Kliong!, a razón de cada martes, se encargará de desmenuzar el mundo del tebeo y del cómic desde una perspectiva que llama a la rotura y al trompicón. Kliong tiene más que ver con una olla que cae por torpeza que con un arrebato o un golpe, aunque a buen seguro no saldrás sin moratones.
Quizá la más sonada de las características de esta época nuestra es el valor fundamental de la pornografía personal. Desde el ámbito académico, de la mano de Saint Beuve y un proyecto de modernidad que usa Las Meninas de Velázquez como bandera, hasta la calle. Pasando, por supuesto, por la televisión y sus magazines conservadores. Así, todo parece sostenerse en un patrón que casi nadie discute y que, incluso desde las más abstractas ciencias humanas, se pretende determinante al momento de resolver si una obra es o no pertinente de acuerdo al contexto en el cual ha sido construida. Pero… ¿Pertinente respecto a qué? Pertinente respecto a la posibilidad de formar parte de los testimonios culturales que han de ser destacados, tomados en serio o, simplemente, tomados en cuenta. Pero primero, eso sí, debe ser comprendida dentro de una jerarquía mayor aunque, vaya, muchas veces no sea más que un slo-gun. Snif.
El caso es que tampoco en el cómic resulta extraño encontrarse con obras fundamentadas en este despiece de lo personal como valor añadido, como principal apuesta estética y, sobre todo, como único decurso posible en pos de la edición. En la Novela Gráfica, ni hablemos. Todo parece indicar que sólo necesitamos una forma de ratificar el paisaje como plausible para otorgarle, sin mayores monsergas, una serie de valores por los que abogan las jerarquias de la cultura y que pretenden, siempre, ser el no va más de la sintesis de la humanida toda. Vamos, que en nuestra cultura ir por ahí ventilando miserias es un chollo.

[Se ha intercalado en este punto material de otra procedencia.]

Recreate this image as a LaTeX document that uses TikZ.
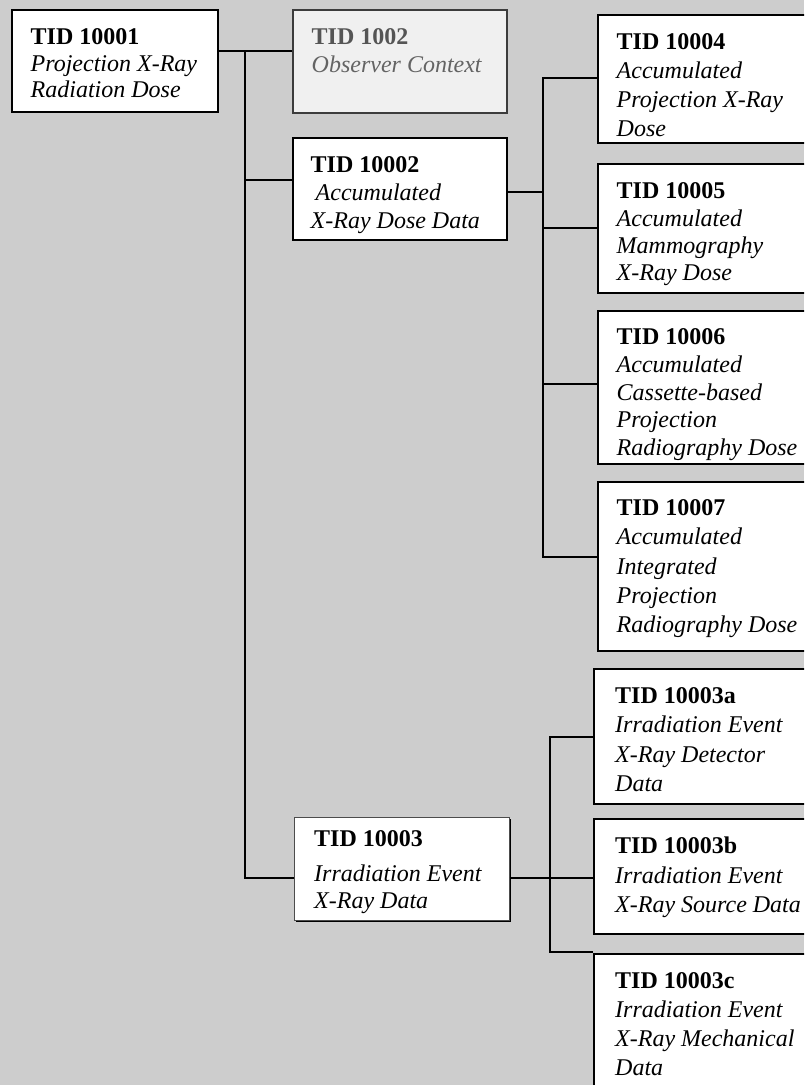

El caso de la cosa, y por eso empiezo por donde empiezo (aunque soy consciente de que hoy debería hablar de algún tebeo futbolero), es que bajo este funcionamiento de la cultura lo menos importante de Miguel, 15 años en la calle es que Miquel Fuster haya vuelto. Lo menos importante de este tebeo, y no me miren así, es que un dibujante de pro que encarna el funcionamiento, el auge y la caída, de una industria que tan bien ha representado Carlos Giménez en Los Profesionales, vuelva y cuente lo que ha visto. Lo importante, nos subrayan al abrir y al cerrar este estupendo tebeo, es que es la obra de un alcohólico rehabilitado.
Y esto es una pena y un dolor, porque la obra es buena. Muy buena. Transita como pocas entre una carrera desesperada hacia la muerte y la esperanza que logra vertebrar un momento de lucidez, por mínimo que sea. Aquí se dan cita la bonhomia del hombre bueno y la hijoputez del hombre malo, permitiendo que miremos a la cara una noción terrible de la vida y de lo que conlleva estar vivo en estos tiempos nuestros y en la marginalidad más absoluta. Miquel Fuster ilustra la calle desde una perspectiva casi inédita en el tebeo: desde la primera persona de alguien completamente degradado, de alguien a quien los noticiarios y los papelotes le quitarían el título de persona para llamarle indigente. Así, de esta manera basta y sin monsergas, Fuster da rienda suelta a su trazo nervioso, denotando lo bien que viene el desaprender la cátedra de dibujo que vivió en la época dorada de las agencias de dibujos para currar en pos de la emoción, porque la perdida de pudor en este trabajo es absoluta: no sólo ilustra su desgracia si no que, además, funciona como calco perfecto de la marginalidad más chunga, esa que esconde las ciudades sus calles y donde todo se pierde, hasta el oficio.Una maravilla, vamos, por más que me joda tener a una ONG dando vueltas en torno a tamaño relato.